The infliction of torture by Bauer on suspects may be graphic, but the narrative goes to great lengths to depict the counterterrorist unit’s sense of urgency within the constraints of a ticking bomb scenario told in real-time format. Playing on the videogame aesthetic, the agents race to resolve a series of crises, to advance the puzzle-solving process, to capture the conspirators before they can inflict mass-scale murder, to win the game. Since time is of the essence, as the digital clock counting down the hour reminds us, immediacy is highly prized. Methods must be effective and quick. Offering a criminal immunity for information is one option, though not always effective and perhaps not as dramatically satisfying. Torture, at least on 24 and when performed by Bauer, is almost always effective and relatively quick. This dynamic takes precedence over concerns about civil liberties and alienates the viewer from the pain being inflicted on the suspect. Thus, 24 reinforces the perspective of the torturer, who remains distant from the pain he inflicts. In most instances, torturing a suspect is not a matter of personal retribution and Bauer does not take pleasure in inflicting pain. The viewer is not put in the position of identifying with a sociopath. The recipient of Bauer’s torture is an uncooperative accomplice to a terrorist attack who is to be siphoned for information.
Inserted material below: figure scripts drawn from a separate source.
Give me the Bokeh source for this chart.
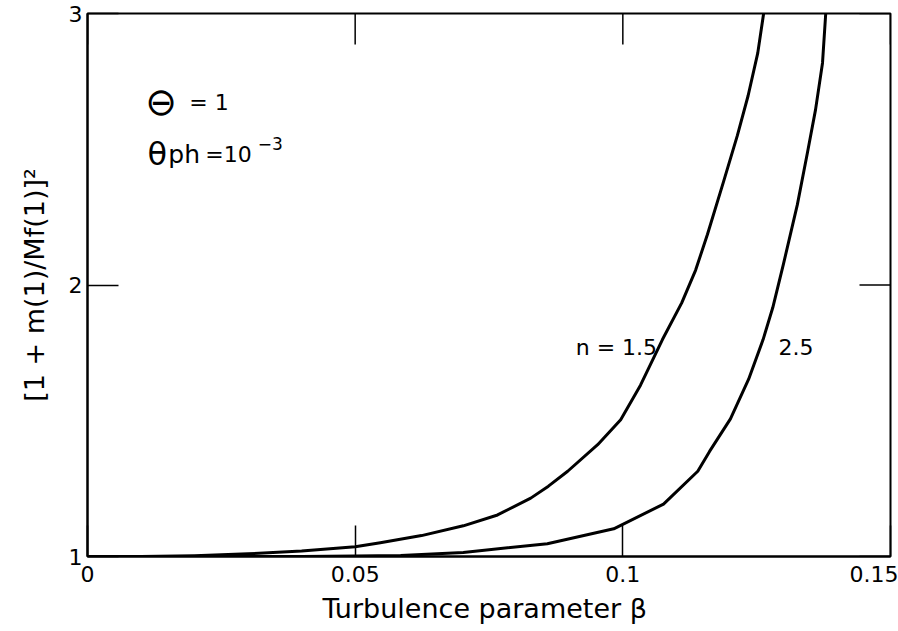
import math
from bokeh.plotting import figure
from bokeh.models import FixedTicker, Range1d
from bokeh.core.properties import value
from bokeh.embed import file_html
from bokeh.resources import INLINE

# --- data ---
beta_n15 = [0.0, 0.01, 0.02, 0.03, 0.04, 0.05, 0.0547, 0.0624, 0.0702, 0.0766, 0.0828,
            0.0861, 0.0897, 0.0953, 0.0996, 0.1033, 0.1074, 0.1110, 0.1136, 0.1158, 0.1188,
            0.1214, 0.1234, 0.1252, 0.1263]
val_n15 = [1.0, 1.0, 1.003, 1.01, 1.02, 1.036, 1.051, 1.077, 1.113, 1.153, 1.215,
           1.259, 1.314, 1.412, 1.504, 1.631, 1.799, 1.934, 2.055, 2.186, 2.380,
           2.551, 2.697, 2.854, 3.0]

beta_n25 = [0.0, 0.02, 0.04, 0.05, 0.0585, 0.0702, 0.0859, 0.0983, 0.1076, 0.1140,
            0.1162, 0.1201, 0.1235, 0.1262, 0.1280, 0.1300, 0.1326, 0.1345, 0.1360,
            0.1373, 0.1379]
val_n25 = [1.0, 1.0, 1.0, 1.002, 1.004, 1.015, 1.047, 1.102, 1.193, 1.314,
           1.387, 1.507, 1.653, 1.799, 1.916, 2.077, 2.296, 2.489, 2.646,
           2.818, 3.0]

x_ticks = [0, 0.05, 0.1, 0.15]
x_tick_labels = ["0", "0.05", "0.1", "0.15"]
y_ticks = [1, 2, 3]
y_tick_labels = ["1", "2", "3"]

FONT = "DejaVu Sans"

p = figure(width=898, height=631, output_backend="svg", toolbar_location=None,
           x_range=Range1d(0, 0.15), y_range=Range1d(1, 3),
           min_border_left=87, min_border_right=8, min_border_top=13, min_border_bottom=75)
p.background_fill_color = "white"
p.border_fill_color = "white"
p.outline_line_color = "black"
p.outline_line_width = 2
p.grid.visible = False

# bottom axis
xa = p.xaxis[0]
xa.ticker = FixedTicker(ticks=x_ticks)
xa.major_label_overrides = {t: l for t, l in zip(x_ticks, x_tick_labels)}
xa.axis_label = "Turbulence parameter  β"
# left axis
ya = p.yaxis[0]
ya.ticker = FixedTicker(ticks=y_ticks)
ya.major_label_overrides = {t: l for t, l in zip(y_ticks, y_tick_labels)}
ya.axis_label = "[1 + m(1)/Mf(1)]²"

for ax in (xa, ya):
    ax.axis_line_color = "black"
    ax.axis_line_width = 2
    ax.major_tick_in = 31
    ax.major_tick_out = 0
    ax.major_tick_line_width = 1.5
    ax.major_tick_line_color = "black"
    ax.minor_tick_line_color = None
    ax.major_label_text_font = FONT
    ax.major_label_text_font_size = "22px"
    ax.major_label_text_color = "black"
    ax.axis_label_text_font = FONT
    ax.axis_label_text_font_size = "27px"
    ax.axis_label_text_font_style = "normal"
    ax.axis_label_text_color = "black"
xa.major_label_standoff = 9
xa.axis_label_standoff = 8
ya.major_label_standoff = 5
ya.axis_label_standoff = 16

# inward ticks on top and right edges (half of each dash is clipped by the frame)
p.scatter(x=x_ticks, y=[y_ticks[-1]] * len(x_ticks), marker="dash", size=62,
          angle=math.pi / 2, line_color="black", line_width=1.5)
p.scatter(x=[x_ticks[-1]] * len(y_ticks), y=y_ticks, marker="dash", size=62,
          line_color="black", line_width=1.5)

# curves
p.line(beta_n15, val_n15, line_color="black", line_width=3, line_join="round")
p.line(beta_n25, val_n25, line_color="black", line_width=3, line_join="round")

def txt(x, y, s, size, baseline="alphabetic"):
    p.text(x=[x], y=[y], text=[s], text_font=value(FONT), text_font_size=size,
           text_baseline=baseline, text_align="left", text_color="black")

# curve labels
txt(0.0912, 1.77, "n = 1.5", "22px")
txt(0.1291, 1.77, "2.5", "22px")

# parameter annotations
txt(0.0108, 2.673, "⊖", "38px", "middle")
txt(0.0190, 2.673, "= 1", "22px", "middle")
txt(0.0112, 2.482, "θ", "32px")
txt(0.0151, 2.482, "ph", "25px")
txt(0.0220, 2.482, "=10", "22px")
txt(0.0318, 2.520, "−3", "17px")

open("out.html", "w").write(file_html(p, INLINE))
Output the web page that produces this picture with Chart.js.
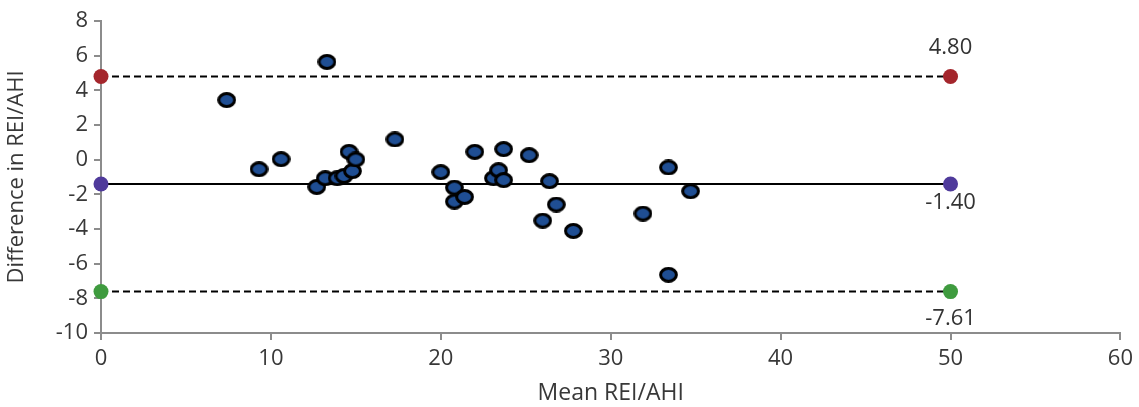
<!DOCTYPE html>
<html>
<head>
<meta charset="utf-8">
<script src="https://cdn.jsdelivr.net/npm/chart.js@4.4.0/dist/chart.umd.min.js"></script>
<style>
  html, body { margin: 0; padding: 0; background: #fff; }
  #wrap { width: 1139px; height: 407px; position: relative; }
</style>
</head>
<body>
<div id="wrap"><canvas id="baChart"></canvas></div>
<script>
// Bland-Altman data: mean of the two methods vs their difference
var meanVals = [7.4, 9.3, 10.6, 13.3, 12.7, 13.2, 13.9, 14.3, 14.8, 14.6, 15.0, 17.3,
                20.0, 20.8, 20.8, 21.4, 22.0, 23.1, 23.4, 23.7, 23.7, 25.2, 26.4, 26.8,
                26.0, 27.8, 31.9, 33.4, 34.7, 33.4];
var diffVals = [3.44, -0.55, 0.03, 5.64, -1.57, -1.07, -1.07, -0.94, -0.66, 0.45, 0.01, 1.17,
                -0.72, -1.61, -2.42, -2.15, 0.45, -1.07, -0.61, -1.18, 0.61, 0.26, -1.24, -2.59,
                -3.52, -4.11, -3.11, -0.45, -1.82, -6.64];

var limitX = [0, 50];
var upperLoA = 4.80;
var bias = -1.40;
var lowerLoA = -7.61;

var xMin = 0, xMax = 60, xStep = 10;
var yMin = -10, yMax = 8, yStep = 2;

var fontFamily = '"Open Sans", "DejaVu Sans", sans-serif';
var textColor = '#383838';
var axisColor = '#8c8c8c';

// oval marker like the original (slightly wider than tall)
function makeOval(w, h, fill) {
    var c = document.createElement('canvas');
    c.width = w; c.height = h;
    var g = c.getContext('2d');
    g.beginPath();
    g.ellipse(w / 2, h / 2, w / 2 - 1.6, h / 2 - 1.6, 0, 0, Math.PI * 2);
    g.fillStyle = fill;
    g.fill();
    g.lineWidth = 3;
    g.strokeStyle = '#000';
    g.stroke();
    return c;
}
var ovalMarker = makeOval(19, 16, '#1f4e93');

function lineData(v) {
    return limitX.map(function (x) { return { x: x, y: v }; });
}

var points = meanVals.map(function (m, i) { return { x: m, y: diffVals[i] }; });

// value labels next to the right end of each reference line
var loaLabels = {
    id: 'loaLabels',
    afterDatasetsDraw: function (chart) {
        var ctx = chart.ctx;
        var xs = chart.scales.x, ys = chart.scales.y;
        var items = [
            { v: upperLoA, dy: -29 },
            { v: bias, dy: 19 },
            { v: lowerLoA, dy: 27 }
        ];
        ctx.save();
        ctx.font = '22px ' + fontFamily;
        ctx.fillStyle = '#333';
        ctx.textAlign = 'center';
        ctx.textBaseline = 'middle';
        items.forEach(function (it) {
            var px = xs.getPixelForValue(limitX[1]);
            var py = ys.getPixelForValue(it.v);
            ctx.fillText(it.v.toFixed(2), px, py + it.dy);
        });
        ctx.restore();
    }
};

new Chart(document.getElementById('baChart'), {
    type: 'scatter',
    data: {
        datasets: [
            {
                label: 'Upper LoA',
                data: lineData(upperLoA),
                showLine: true,
                borderColor: '#000',
                borderWidth: 2,
                borderDash: [7, 4],
                pointRadius: 7.5,
                pointBackgroundColor: '#a4262c',
                pointBorderWidth: 0,
                clip: false,
                order: 3
            },
            {
                label: 'Bias',
                data: lineData(bias),
                showLine: true,
                borderColor: '#000',
                borderWidth: 2,
                pointRadius: 7.5,
                pointBackgroundColor: '#4f3a9b',
                pointBorderWidth: 0,
                clip: false,
                order: 3
            },
            {
                label: 'Lower LoA',
                data: lineData(lowerLoA),
                showLine: true,
                borderColor: '#000',
                borderWidth: 2,
                borderDash: [7, 4],
                pointRadius: 7.5,
                pointBackgroundColor: '#3f9b3f',
                pointBorderWidth: 0,
                clip: false,
                order: 3
            },
            {
                label: 'Difference',
                data: points,
                pointStyle: ovalMarker,
                pointRadius: 8,
                clip: false,
                order: 1
            }
        ]
    },
    options: {
        responsive: true,
        maintainAspectRatio: false,
        animation: false,
        layout: {
            padding: { top: 21, right: 18, left: 0, bottom: 0 }
        },
        plugins: {
            legend: { display: false },
            tooltip: { enabled: false }
        },
        scales: {
            x: {
                type: 'linear',
                min: xMin,
                max: xMax,
                afterFit: function (s) { s.height = 74; },
                ticks: {
                    stepSize: xStep,
                    color: textColor,
                    font: { family: fontFamily, size: 22 },
                    padding: 6
                },
                grid: {
                    display: true,
                    drawOnChartArea: false,
                    drawTicks: true,
                    tickLength: 7,
                    color: axisColor,
                    lineWidth: 2
                },
                border: { color: axisColor, width: 2 },
                title: {
                    display: true,
                    text: 'Mean REI/AHI',
                    color: textColor,
                    font: { family: fontFamily, size: 23 },
                    padding: { top: 0, bottom: 0 }
                }
            },
            y: {
                type: 'linear',
                min: yMin,
                max: yMax,
                afterFit: function (s) { s.width = 101; },
                ticks: {
                    stepSize: yStep,
                    color: textColor,
                    font: { family: fontFamily, size: 22 },
                    padding: 6
                },
                grid: {
                    display: true,
                    drawOnChartArea: false,
                    drawTicks: true,
                    tickLength: 7,
                    color: axisColor,
                    lineWidth: 2
                },
                border: { color: axisColor, width: 2 },
                title: {
                    display: true,
                    text: 'Difference in REI/AHI',
                    color: textColor,
                    font: { family: fontFamily, size: 22 },
                    padding: { top: 4, bottom: 0 }
                }
            }
        }
    },
    plugins: [loaLabels]
});
</script>
</body>
</html>
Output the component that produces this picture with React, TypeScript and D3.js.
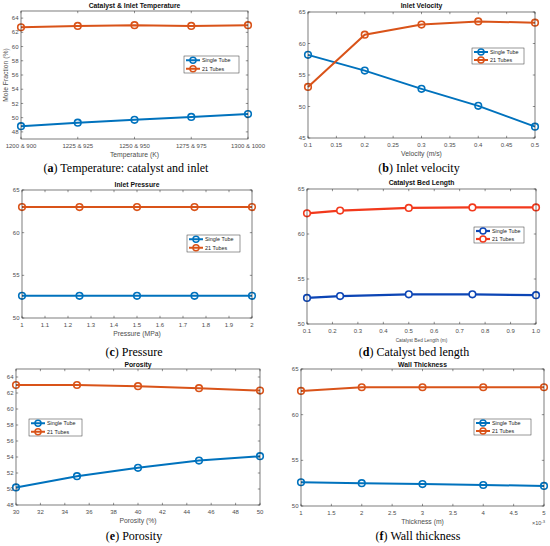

This is a consistent feature of the action thriller, which does not worry about legal niceties but does worry about averting disaster.
The series combines several elements to render torture more palatable to viewers when committed by counterterrorist agents, Jack Bauer in particular. 24’s narrative shows the cost of crisis events to the suffering hero, at times rendering him abject, as it does at the end of season 1 when his wife is killed, at the end of season 3 when he breaks down and weeps, and at the start of season 6 when he is released after an 18-month captivity by Chinese agents who have tortured him relentlessly. The action-thriller coding of the program, including the clock motif, the twists and turns of uncovering a conspiracy, the overarching sense of jeopardy — all convey a sense of amped up tension and spectacle for the viewer. It is within this context that torture joins the repertoire of violent confrontations common to the genre. Together these elements provide not only Jack Bauer but also the viewer with a moral alibi to condone the torture. We condone the killing committed by state agents as necessary to the larger purpose and enjoy the program, including its more flinch-inducing moments.